> **Request**: Extract the full listing verbatim and drop any pictures from your copy.

* * * * * * * * *

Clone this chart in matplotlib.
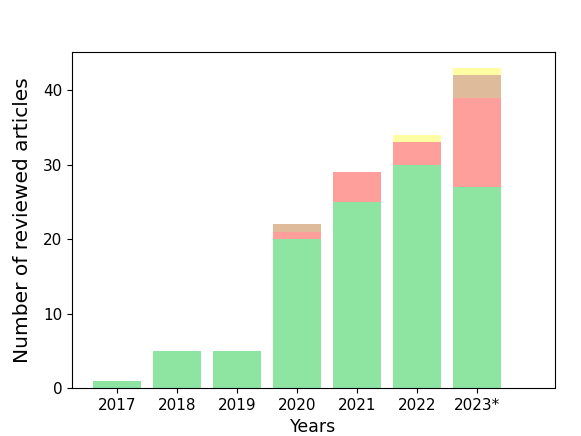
import matplotlib.pyplot as plt
import numpy as np

years = ["2017", "2018", "2019", "2020", "2021", "2022", "2023*"]
green = [1, 5, 5, 20, 25, 30, 27]
red = [0, 0, 0, 1, 4, 3, 12]
tan = [0, 0, 0, 1, 0, 0, 3]
yellow = [0, 0, 0, 0, 0, 1, 1]

colors = ["#8de5a1", "#ff9f9b", "#debb9b", "#fffea3"]

fig, ax = plt.subplots(figsize=(5.81, 4.36), dpi=100)
fig.subplots_adjust(left=0.124, right=0.955, top=0.881, bottom=0.110)

bottom = np.zeros(len(years))
for vals, c in zip([green, red, tan, yellow], colors):
    ax.bar(years, vals, bottom=bottom, color=c)
    bottom += np.array(vals)

ax.set_xlim(-0.75, 7.3)
ax.set_ylabel("Number of reviewed articles", fontsize=14.5, labelpad=8)
ax.set_xlabel("Years", fontsize=12.5)
ax.tick_params(labelsize=11)
ax.set_yticks([0, 10, 20, 30, 40])

plt.savefig("out.png")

* * * * * * * * *

> **Written answer**:
Clone this chart in matplotlib.
import matplotlib.pyplot as plt
import numpy as np

years = ["2017", "2018", "2019", "2020", "2021", "2022", "2023*"]
green = [1, 5, 5, 20, 25, 30, 27]
red = [0, 0, 0, 1, 4, 3, 12]
tan = [0, 0, 0, 1, 0, 0, 3]
yellow = [0, 0, 0, 0, 0, 1, 1]

colors = ["#8de5a1", "#ff9f9b", "#debb9b", "#fffea3"]

fig, ax = plt.subplots(figsize=(5.81, 4.36), dpi=100)
fig.subplots_adjust(left=0.124, right=0.955, top=0.881, bottom=0.110)

bottom = np.zeros(len(years))
for vals, c in zip([green, red, tan, yellow], colors):
    ax.bar(years, vals, bottom=bottom, color=c)
    bottom += np.array(vals)

ax.set_xlim(-0.75, 7.3)
ax.set_ylabel("Number of reviewed articles", fontsize=14.5, labelpad=8)
ax.set_xlabel("Years", fontsize=12.5)
ax.tick_params(labelsize=11)
ax.set_yticks([0, 10, 20, 30, 40])

plt.savefig("out.png")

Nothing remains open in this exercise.